La scorsa settimana c’è stato il primo venerdì del 2018. Non il primo in senso stretto, ma il primo “standard”.
Non è stato affatto piacevole.
I venerdì “standard” sono la maggior parte dei venerdì dell’anno, quelli in cui non è festa, o in cui non si va da qualche parte. Quelli in cui, in poche parole, non succede niente di particolare.
I venerdì “standard” iniziano con un più o meno lento risveglio, una più o meno lenta colazione, con il raccogliere armi e bagagli e caricarli in macchina, per andare a lavorare. I venerdì “standard” poi proseguono come le normali giornate lavorative, forse con un pizzico in più di voglia di combinare poco, visto che è venerdì e si fa il conto alla rovescia per il weekend. Poi nei venerdì “standard” si finisce di lavorare, si salta in macchina e si torna a casa. In questi 40 minuti di tragitto circa, nei venerdì “standard”, chiamo mio nonno e cerco di rastrellare tra i fatti della settimana almeno dieci minuti di parole da poter spendere con questo quasi novantenne che vive la sua vita nelle quattro mura di una casa vuota, guardando un po’ di televisione a volume ultrasonico, facendo le parole crociate, leggendo qualche rivista o scrivendo qualche pensiero su un quaderno dalla copertina anonima e un po’ sgualcita.
In questi 10 minuti cerco di portargli una ventata di “fuori”, un riassunto di quello che succede nel mondo, ma non del genere di informazioni che passano al telegiornale, ma più del genere che penso possa interessare ad un nonno che può permettersi il lusso di vedere il suo unico e sgangherato nipote per un’ora ogni settimana, salvo imprevisti.

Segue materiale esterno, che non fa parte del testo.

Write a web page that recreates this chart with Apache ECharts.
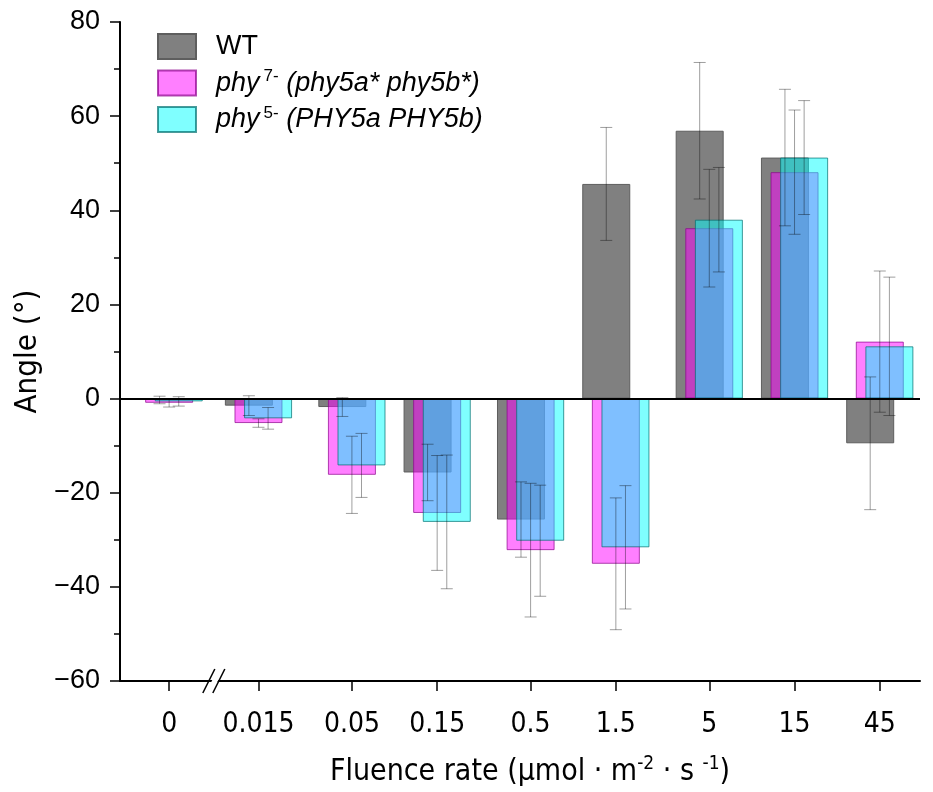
<!DOCTYPE html>
<html>
<head>
<meta charset="utf-8">
<script src="https://cdn.jsdelivr.net/npm/echarts@6/dist/echarts.min.js"></script>
<style>
html, body { margin: 0; padding: 0; background: #fff; }
#chart { width: 933px; height: 792px; }
</style>
</head>
<body>
<div id="chart"></div>
<script>
// 光强（μmol·m-2·s-1），x轴为对数刻度，0 放在断轴左侧
const rates = ['0', '0.015', '0.05', '0.15', '0.5', '1.5', '5', '15', '45'];
// 平均角度 (°)
const wt = [-0.3, -1.5, -1.8, -15.7, -25.7, 45.6, 56.9, 51.2, -9.5];
const phy7 = [-0.9, -5.2, -16.2, -24.3, -32.2, -35.1, 36.2, 48.1, 12.1];
const phy5 = [-0.6, -4.2, -14.2, -26.2, -30.2, -31.6, 38.0, 51.2, 11.1];
// 误差 (±)
const wtErr = [0.8, 2.1, 2.0, 6.0, 8.0, 12.0, 14.5, 14.5, 14.1];
const phy7Err = [0.9, 0.9, 8.2, 12.2, 14.2, 14.0, 12.5, 13.2, 15.0];
const phy5Err = [1.0, 2.3, 6.8, 14.2, 11.8, 13.1, 11.1, 12.1, 14.7];

const seriesNames = ['WT', 'phy7', 'phy5'];
const legendText = {
	'WT': '{r|WT}',
	'phy7': '{n|phy}{s|7-}{n| (phy5a* phy5b*)}',
	'phy5': '{n|phy}{s|5-}{n| (PHY5a PHY5b)}'
};

const FONT = 'Liberation Sans, Arial, sans-serif';
const NARROW = 'Liberation Sans Narrow, DejaVu Sans Condensed, sans-serif';

// log10 位置，0 放在 0.015 左边半个数量级
const zeroPos = Math.log10(0.015) - 0.5;
const xPos = rates.map(r => Number(r) > 0 ? Math.log10(Number(r)) : zeroPos);
const breakPos = (xPos[0] + xPos[1]) / 2;

const barW = 48;
const shift = barW * 0.2; // 相邻柱子错开的距离
const errColor = 'rgba(0,0,0,0.38)';

function pairs(vals) {
	return vals.map((v, i) => [xPos[i], v]);
}
function errData(vals, errs) {
	return vals.map((v, i) => [xPos[i], v, errs[i]]);
}
function errRender(offset) {
	return function(params, api) {
		let x = api.value(0), v = api.value(1), e = api.value(2);
		let hi = api.coord([x, v + e]);
		let lo = api.coord([x, v - e]);
		let cx = hi[0] + offset;
		let cap = 6;
		let st = { stroke: errColor, lineWidth: 1 };
		return {
			type: 'group',
			children: [
				{ type: 'line', shape: { x1: cx, y1: hi[1], x2: cx, y2: lo[1] }, style: st },
				{ type: 'line', shape: { x1: cx - cap, y1: hi[1], x2: cx + cap, y2: hi[1] }, style: st },
				{ type: 'line', shape: { x1: cx - cap, y1: lo[1], x2: cx + cap, y2: lo[1] }, style: st }
			]
		};
	};
}

var myChart = echarts.init(document.getElementById('chart'), null, { renderer: 'canvas' });
let option = {
	animation: false,
	backgroundColor: '#fff',
	grid: {
		left: 120,
		right: 13,
		top: 22,
		bottom: 108
	},
	legend: {
		orient: 'vertical',
		left: 152,
		top: 28,
		itemWidth: 38,
		itemHeight: 25,
		itemGap: 8,
		icon: 'rect',
		data: seriesNames,
		formatter: name => legendText[name],
		textStyle: {
			padding: [0, 0, 0, 15],
			rich: {
				r: { fontSize: 27, fontFamily: FONT, color: '#000', lineHeight: 30 },
				n: { fontSize: 27, fontFamily: FONT, fontStyle: 'italic', color: '#000', lineHeight: 30 },
				s: { fontSize: 17, fontFamily: FONT, color: '#000', lineHeight: 17, verticalAlign: 'top', padding: [0, 0, 0, 4] }
			}
		}
	},
	xAxis: {
		type: 'value',
		min: zeroPos - 0.275,
		max: Math.log10(45) + 0.225,
		splitLine: { show: false },
		axisLine: { onZero: false, lineStyle: { color: '#000', width: 2 } },
		axisTick: {
			length: 10,
			lineStyle: { color: '#000', width: 1.5 },
			customValues: xPos
		},
		axisLabel: {
			customValues: xPos,
			margin: 30,
			fontSize: 28,
			fontFamily: NARROW,
			color: '#000',
			formatter: function(val) {
				let best = 0;
				xPos.forEach((p, i) => { if (Math.abs(p - val) < Math.abs(xPos[best] - val)) best = i; });
				return rates[best];
			}
		},
		name: '{n|Fluence rate (μmol · m}{s|-2}{n| · s }{s|-1}{n|)}',
		nameLocation: 'middle',
		nameGap: 74,
		nameTextStyle: {
			padding: [0, 0, 0, 20],
			rich: {
				n: { fontSize: 30, fontFamily: NARROW, color: '#000', lineHeight: 34 },
				s: { fontSize: 19, fontFamily: NARROW, color: '#000', lineHeight: 19, verticalAlign: 'top' }
			}
		}
	},
	yAxis: {
		type: 'value',
		min: -60,
		max: 80,
		interval: 20,
		splitLine: { show: false },
		axisLine: { show: true, onZero: false, lineStyle: { color: '#000', width: 2 } },
		axisTick: { show: true, length: 10, lineStyle: { color: '#000', width: 1.5 } },
		minorTick: { show: true, splitNumber: 2, length: 6, lineStyle: { color: '#000', width: 1.5 } },
		axisLabel: {
			margin: 20,
			fontSize: 27,
			fontFamily: FONT,
			color: '#000',
			formatter: v => String(v).replace('-', '\u2212')
		},
		name: 'Angle (°)',
		nameLocation: 'middle',
		nameGap: 72,
		nameTextStyle: { fontSize: 31, fontFamily: NARROW, color: '#000' }
	},
	series: [
		{
			name: 'WT',
			type: 'bar',
			data: pairs(wt),
			barWidth: barW,
			barGap: '-80%',
			itemStyle: { color: '#808080', borderColor: '#5e5e5e', borderWidth: 1 }
		},
		{
			name: 'phy7',
			type: 'bar',
			data: pairs(phy7),
			barWidth: barW,
			barGap: '-80%',
			itemStyle: { color: 'rgba(255,0,255,0.5)', borderColor: 'rgba(140,0,140,0.7)', borderWidth: 1 }
		},
		{
			name: 'phy5',
			type: 'bar',
			data: pairs(phy5),
			barWidth: barW,
			barGap: '-80%',
			itemStyle: { color: 'rgba(0,255,255,0.5)', borderColor: 'rgba(0,110,110,0.7)', borderWidth: 1 },
			markLine: {
				silent: true,
				symbol: 'none',
				label: { show: false },
				lineStyle: { color: '#000', width: 2, type: 'solid' },
				data: [{ yAxis: 0 }]
			}
		},
		{
			type: 'custom',
			data: errData(wt, wtErr),
			renderItem: errRender(-shift),
			encode: { x: 0, y: 1 },
			z: 3
		},
		{
			type: 'custom',
			data: errData(phy7, phy7Err),
			renderItem: errRender(0),
			encode: { x: 0, y: 1 },
			z: 3
		},
		{
			type: 'custom',
			data: errData(phy5, phy5Err),
			renderItem: errRender(shift),
			encode: { x: 0, y: 1 },
			z: 3
		},
		{ // 断轴符号 //
			type: 'custom',
			clip: false,
			silent: true,
			z: 5,
			data: [[breakPos, -60]],
			encode: { x: 0, y: 1 },
			renderItem: function(params, api) {
				let p = api.coord([api.value(0), api.value(1)]);
				let st = { stroke: '#000', lineWidth: 1.5 };
				return {
					type: 'group',
					children: [
						{ type: 'polygon', shape: { points: [[p[0] - 5, p[1] + 6], [p[0] + 1, p[1] - 6], [p[0] + 7, p[1] - 6], [p[0] + 1, p[1] + 6]] }, style: { fill: '#fff' } },
						{ type: 'line', shape: { x1: p[0] - 11, y1: p[1] + 12, x2: p[0] + 1, y2: p[1] - 12 }, style: st },
						{ type: 'line', shape: { x1: p[0] - 1, y1: p[1] + 12, x2: p[0] + 11, y2: p[1] - 12 }, style: st }
					]
				};
			}
		}
	]
};
myChart.setOption(option);
</script>
</body>
</html>
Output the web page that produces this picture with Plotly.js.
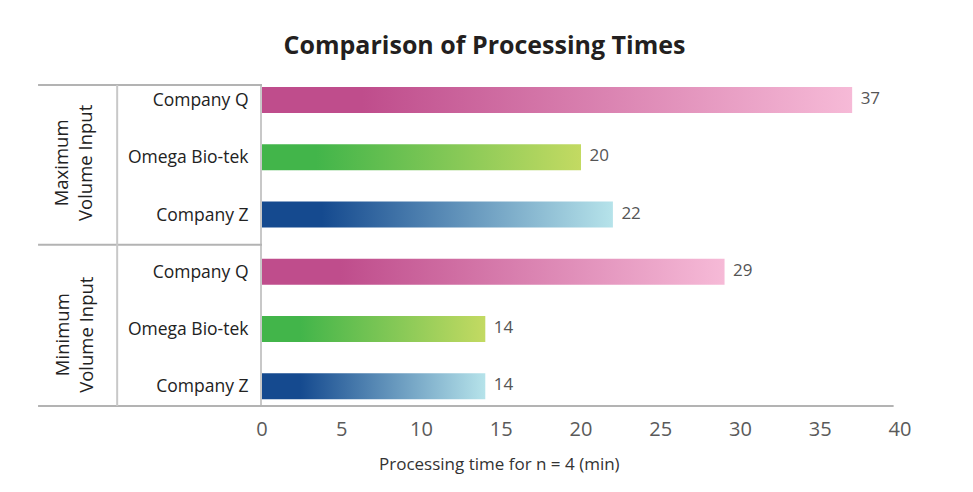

A volte è difficile trovare dieci minuti di parole, perché non è detto che in una settimana “standard” succedano così tante cose degne di nota. A volte le settimane “standard” sono così uguali tra loro che diventano noiose, e non ripetersi è difficile. A lui non importava, complice un po’ la memoria che iniziava a scarseggiare, e la felicità di sentirmi, avrebbe ascoltato qualunque cosa, anche senza capirla, perché il volume del telefono non sempre consentiva alla mia voce di arrivare forte e chiara.
In certi momenti rimpiango le settimane “standard”, quelle dove la cosa più lunga da dire per descriverle era proprio “va tutto bene”, che sembra una gran banalità ma sono tre parole impareggiabili da mettere in fila, quando corrispondono alla verità. Ma al momento di dover telefonare al mio nonno, nelle settimane “standard”, ero sempre un po’ di malumore, perché sapevo che avrei dovuto cercare affannosamente tra le briciole più piccole per trovare qualcosa di cui parlare, per farlo svagare un po’.
I venerdì “standard” poi proseguono con una rapida capatina a casa di mia madre, e una cena di lunghezza variabile a casa di mio padre. A volte esco pure, ma sempre più di rado.
Questo appena trascorso è stato il primo venerdì “standard” del 2018, ma io me ne sono reso conto solo dopo le sette, quando una volta salito in macchina per tornare a casa, mentre istintivamente stavo per chiamare mio nonno, mi sono ricordato che non avrei più dovuto farlo. Ho fatto il viaggio da solo, in silenzio, senza radio. Il nuovo standard non prevede più la telefonata per raccontare a mio nonno i fatti salienti della settimana. Per la prima volta da quando tutto questo gran casino che è stato il mese di Dicembre è finito, ho sentito chiara e inequivocabile la sua mancanza.
Non sarà affatto piacevole abituarsi al nuovo standard.